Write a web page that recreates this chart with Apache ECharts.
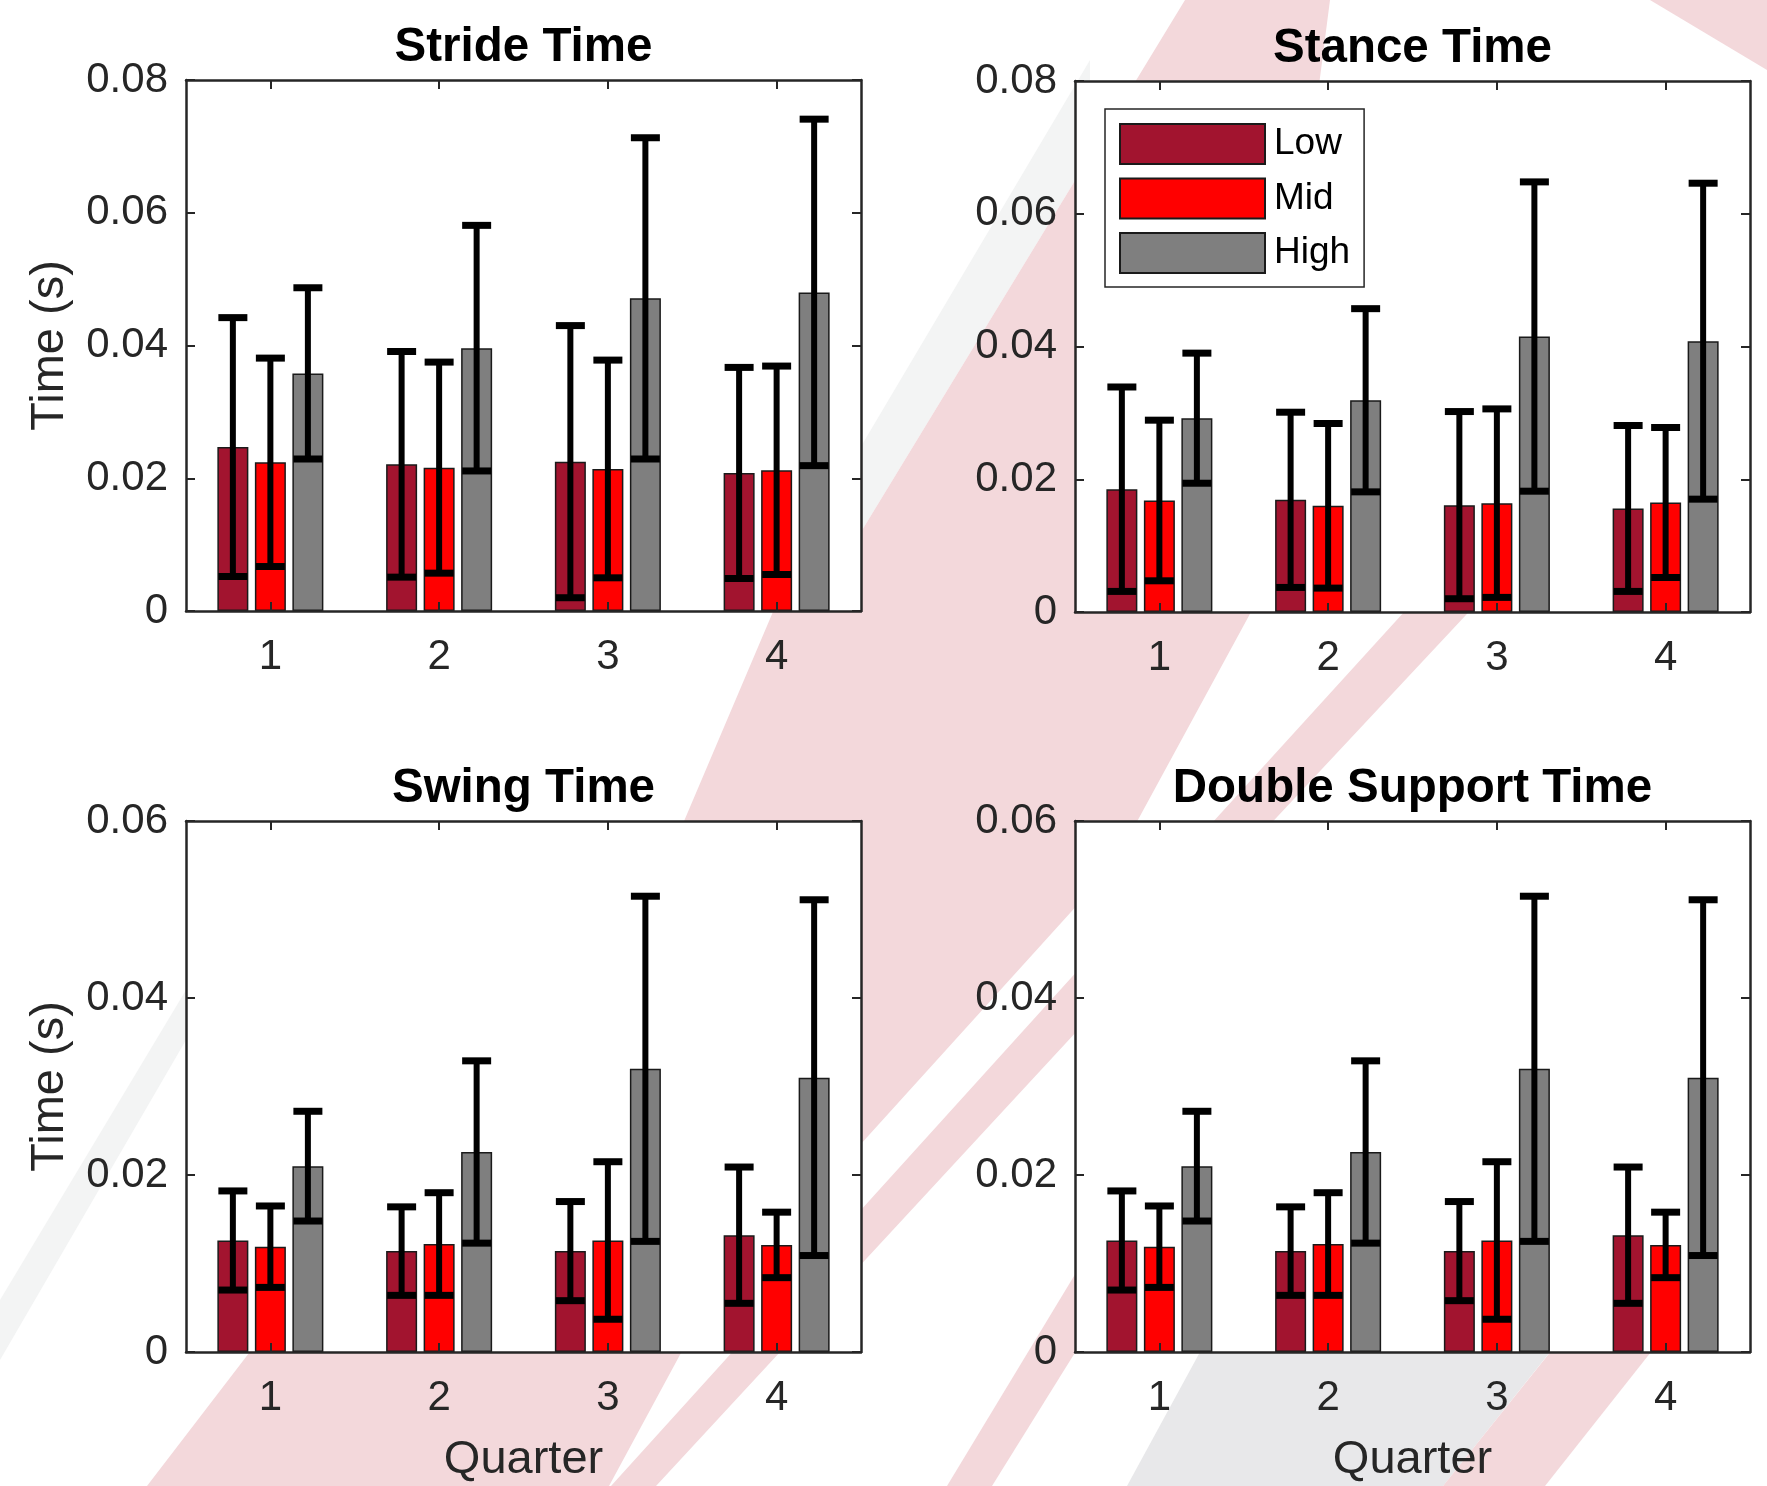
<!DOCTYPE html>
<html>
<head>
<meta charset="utf-8">
<title>Gait timing by quarter</title>
<script src="https://cdn.jsdelivr.net/npm/echarts@6/dist/echarts.min.js"></script>
<style>
  html, body { margin: 0; padding: 0; background: #ffffff; }
  #chart { width: 1767px; height: 1486px; }
</style>
</head>
<body>
<div id="chart"></div>
<script>
// ---------------- data ----------------
const categories = ['1', '2', '3', '4'];
const seriesNames = ['Low', 'Mid', 'High'];
const yTicksTop = [0, 0.02, 0.04, 0.06, 0.08];
const yTicksBottom = [0, 0.02, 0.04, 0.06];

const strideLow    = [0.0247, 0.0221, 0.0225, 0.0208];
const strideLowSD  = [0.0195, 0.0170, 0.0205, 0.0159];
const strideMid    = [0.0224, 0.0216, 0.0214, 0.0212];
const strideMidSD  = [0.0157, 0.0159, 0.0164, 0.0157];
const strideHigh   = [0.0358, 0.0396, 0.0471, 0.0480];
const strideHighSD = [0.0129, 0.0185, 0.0242, 0.0261];

const stanceLow    = [0.0185, 0.0169, 0.0161, 0.0156];
const stanceLowSD  = [0.0154, 0.0132, 0.0141, 0.0125];
const stanceMid    = [0.0168, 0.0160, 0.0164, 0.0165];
const stanceMidSD  = [0.0121, 0.0124, 0.0142, 0.0113];
const stanceHigh   = [0.0292, 0.0319, 0.0415, 0.0408];
const stanceHighSD = [0.0098, 0.0138, 0.0233, 0.0238];

const swingLow    = [0.0126, 0.0114, 0.0114, 0.0132];
const swingLowSD  = [0.0056, 0.0050, 0.0056, 0.0077];
const swingMid    = [0.0119, 0.0122, 0.0126, 0.0121];
const swingMidSD  = [0.0046, 0.0058, 0.0089, 0.0037];
const swingHigh   = [0.0210, 0.0226, 0.0320, 0.0310];
const swingHighSD = [0.0062, 0.0103, 0.0195, 0.0201];

const dsLow    = [0.0126, 0.0114, 0.0114, 0.0132];
const dsLowSD  = [0.0056, 0.0050, 0.0056, 0.0077];
const dsMid    = [0.0119, 0.0122, 0.0126, 0.0121];
const dsMidSD  = [0.0046, 0.0058, 0.0089, 0.0037];
const dsHigh   = [0.0210, 0.0226, 0.0320, 0.0310];
const dsHighSD = [0.0062, 0.0103, 0.0195, 0.0201];

// ---------------- styling / layout ----------------
const FONT = 'Liberation Sans, Arial, Helvetica, sans-serif';
const AXIS_COLOR = '#262626';
const COLORS = ['#A2142F', '#FF0000', '#7F7F7F'];
const BAR_W = 31;
const BAR_GAP_FRAC = 0.21;
const OFFSET = BAR_W * (1 + BAR_GAP_FRAC);
const CAP_HALF = 14.5;

const panels = [
  { title: 'Stride Time', ticks: yTicksTop, means: [strideLow, strideMid, strideHigh], sds: [strideLowSD, strideMidSD, strideHighSD],
    grid: { left: 186, top: 80, width: 675, height: 531 }, yName: 'Time (s)', xName: '' },
  { title: 'Stance Time', ticks: yTicksTop, means: [stanceLow, stanceMid, stanceHigh], sds: [stanceLowSD, stanceMidSD, stanceHighSD],
    grid: { left: 1075, top: 81, width: 675, height: 531 }, yName: '', xName: '' },
  { title: 'Swing Time', ticks: yTicksBottom, means: [swingLow, swingMid, swingHigh], sds: [swingLowSD, swingMidSD, swingHighSD],
    grid: { left: 186, top: 821, width: 675, height: 531 }, yName: 'Time (s)', xName: 'Quarter' },
  { title: 'Double Support Time', ticks: yTicksBottom, means: [dsLow, dsMid, dsHigh], sds: [dsLowSD, dsMidSD, dsHighSD],
    grid: { left: 1075, top: 821, width: 675, height: 531 }, yName: '', xName: 'Quarter' }
];

// ---------------- background decoration ----------------
const PINK = '#F3D8DB';
const LGRAY = '#F3F4F4';
const DGRAY = '#E8E8EA';
const decoPolys = [
  { fill: LGRAY, pts: [[1090, 60], [1090, 156], [850, 550], [850, 465]] },
  { fill: PINK, pts: [[1185, 0], [1330, 0], [1251, 612], [1127, 840], [1090, 891], [850, 1156], [688, 1340], [609, 1486],
                      [147, 1486], [259, 1340], [676, 840], [778, 600], [850, 550], [1090, 156]] },
  { fill: PINK, pts: [[1415, 600], [1480, 600], [1090, 1017], [656, 1486], [611, 1486], [1090, 957]] },
  { fill: DGRAY, pts: [[1200, 1352], [1550, 1352], [1443, 1486], [1127, 1486]] },
  { fill: PINK, pts: [[1120, 1200], [1170, 1200], [992, 1486], [947, 1486]] },
  { fill: PINK, pts: [[1600, 1290], [1700, 1290], [1545, 1486], [1443, 1486]] },
  { fill: LGRAY, pts: [[0, 1300], [0, 1360], [186, 1040], [186, 990]] },
  { fill: PINK, pts: [[1650, 0], [1767, 0], [1767, 70]] }
];

// ---------------- build option ----------------
const grids = [], xAxes = [], yAxes = [], series = [], titles = [];

panels.forEach((p, g) => {
  const ymax = p.ticks[p.ticks.length - 1];
  const interval = p.ticks[1] - p.ticks[0];
  grids.push(Object.assign({ show: true, backgroundColor: '#ffffff', borderWidth: 0 }, p.grid));

  titles.push({
    text: p.title,
    left: p.grid.left + p.grid.width / 2,
    top: p.grid.top - 56,
    textAlign: 'center',
    padding: 0,
    textStyle: { fontFamily: FONT, fontSize: 47.5, fontWeight: 'bold', color: '#000000' }
  });

  const tickCommon = { show: true, inside: true, length: 9, lineStyle: { color: AXIS_COLOR, width: 2 } };
  const lineCommon = { show: true, onZero: false, lineStyle: { color: AXIS_COLOR, width: 2.5 } };

  xAxes.push({
    type: 'category', gridIndex: g, position: 'bottom', data: categories, z: 10,
    axisLine: lineCommon,
    axisTick: Object.assign({ alignWithLabel: true }, tickCommon),
    axisLabel: { margin: 25, fontFamily: FONT, fontSize: 42, color: AXIS_COLOR },
    name: p.xName, nameLocation: 'middle', nameGap: 85,
    nameTextStyle: { fontFamily: FONT, fontSize: 47, color: AXIS_COLOR },
    splitLine: { show: false }
  });
  xAxes.push({
    type: 'category', gridIndex: g, position: 'top', data: categories, z: 10,
    axisLine: lineCommon,
    axisTick: Object.assign({ alignWithLabel: true }, tickCommon),
    axisLabel: { show: false }, splitLine: { show: false }
  });
  yAxes.push({
    type: 'value', gridIndex: g, position: 'left', min: 0, max: ymax, interval: interval, z: 10,
    axisLine: lineCommon, axisTick: tickCommon,
    axisLabel: { margin: 18, fontFamily: FONT, fontSize: 42, color: AXIS_COLOR,
                 formatter: v => String(+v.toFixed(2)) },
    name: p.yName, nameLocation: 'middle', nameGap: 112, nameRotate: 90,
    nameTextStyle: { fontFamily: FONT, fontSize: 47, color: AXIS_COLOR },
    splitLine: { show: false }
  });
  yAxes.push({
    type: 'value', gridIndex: g, position: 'right', min: 0, max: ymax, interval: interval, z: 10,
    axisLine: lineCommon, axisTick: tickCommon,
    axisLabel: { show: false }, splitLine: { show: false }
  });

  seriesNames.forEach((name, k) => {
    series.push({
      type: 'bar', name: name, xAxisIndex: 2 * g, yAxisIndex: 2 * g,
      data: p.means[k], barWidth: BAR_W, barGap: (BAR_GAP_FRAC * 100) + '%',
      itemStyle: { color: COLORS[k], borderColor: '#1a1a1a', borderWidth: 1.5 },
      emphasis: { disabled: true }, z: 2
    });
  });

  const errData = [];
  seriesNames.forEach((name, k) => {
    categories.forEach((c, i) => { errData.push([i, p.means[k][i], p.sds[k][i], k]); });
  });
  series.push({
    type: 'custom', name: 'err' + g, xAxisIndex: 2 * g, yAxisIndex: 2 * g, z: 5,
    encode: { x: 0, y: 1 }, data: errData, silent: true,
    renderItem: function (params, api) {
      const i = api.value(0), m = api.value(1), s = api.value(2), k = api.value(3);
      const base = api.coord([i, m]);
      const x = base[0] + (k - 1) * OFFSET;
      const yT = api.coord([i, m + s])[1];
      const yB = api.coord([i, m - s])[1];
      const st = { stroke: '#000000', lineWidth: 6 };
      const cst = { stroke: '#000000', lineWidth: 7 };
      return {
        type: 'group',
        children: [
          { type: 'line', shape: { x1: x, y1: yT, x2: x, y2: yB }, style: st },
          { type: 'line', shape: { x1: x - CAP_HALF, y1: yT, x2: x + CAP_HALF, y2: yT }, style: cst },
          { type: 'line', shape: { x1: x - CAP_HALF, y1: yB, x2: x + CAP_HALF, y2: yB }, style: cst }
        ]
      };
    }
  });
});

const option = {
  animation: false,
  backgroundColor: '#ffffff',
  title: titles,
  grid: grids,
  xAxis: xAxes,
  yAxis: yAxes,
  legend: {
    data: seriesNames,
    orient: 'vertical',
    left: 1105, top: 109,
    padding: [14, 14, 13, 14],
    itemWidth: 145, itemHeight: 40, itemGap: 12.5,
    icon: 'rect',
    backgroundColor: '#ffffff',
    borderColor: AXIS_COLOR, borderWidth: 1.5, borderRadius: 0,
    selectedMode: false,
    textStyle: { fontFamily: FONT, fontSize: 37, color: '#000000', padding: [0, 0, 0, 4] }
  },
  graphic: { elements: decoPolys.map(d => ({
    type: 'polygon', silent: true, z: -10,
    shape: { points: d.pts }, style: { fill: d.fill }
  })) },
  series: series
};

const chart = echarts.init(document.getElementById('chart'), null, { renderer: 'canvas' });
chart.setOption(option);
</script>
</body>
</html>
┄┄┄┄┄┄┄┄┄┄┄┄┄┄┄┄┄┄┄┄
**TASK DESCRIPTION:**
Reproduce the data above word for word from its first line through the line that holds "const stanceHighSD = [0.0098, 0.0138, 0.0233, 0.0238];", both ends included; skip pictures.

**EXERCISE RESPONSE:**
Write a web page that recreates this chart with Apache ECharts.
<!DOCTYPE html>
<html>
<head>
<meta charset="utf-8">
<title>Gait timing by quarter</title>
<script src="https://cdn.jsdelivr.net/npm/echarts@6/dist/echarts.min.js"></script>
<style>
  html, body { margin: 0; padding: 0; background: #ffffff; }
  #chart { width: 1767px; height: 1486px; }
</style>
</head>
<body>
<div id="chart"></div>
<script>
// ---------------- data ----------------
const categories = ['1', '2', '3', '4'];
const seriesNames = ['Low', 'Mid', 'High'];
const yTicksTop = [0, 0.02, 0.04, 0.06, 0.08];
const yTicksBottom = [0, 0.02, 0.04, 0.06];

const strideLow    = [0.0247, 0.0221, 0.0225, 0.0208];
const strideLowSD  = [0.0195, 0.0170, 0.0205, 0.0159];
const strideMid    = [0.0224, 0.0216, 0.0214, 0.0212];
const strideMidSD  = [0.0157, 0.0159, 0.0164, 0.0157];
const strideHigh   = [0.0358, 0.0396, 0.0471, 0.0480];
const strideHighSD = [0.0129, 0.0185, 0.0242, 0.0261];

const stanceLow    = [0.0185, 0.0169, 0.0161, 0.0156];
const stanceLowSD  = [0.0154, 0.0132, 0.0141, 0.0125];
const stanceMid    = [0.0168, 0.0160, 0.0164, 0.0165];
const stanceMidSD  = [0.0121, 0.0124, 0.0142, 0.0113];
const stanceHigh   = [0.0292, 0.0319, 0.0415, 0.0408];
const stanceHighSD = [0.0098, 0.0138, 0.0233, 0.0238];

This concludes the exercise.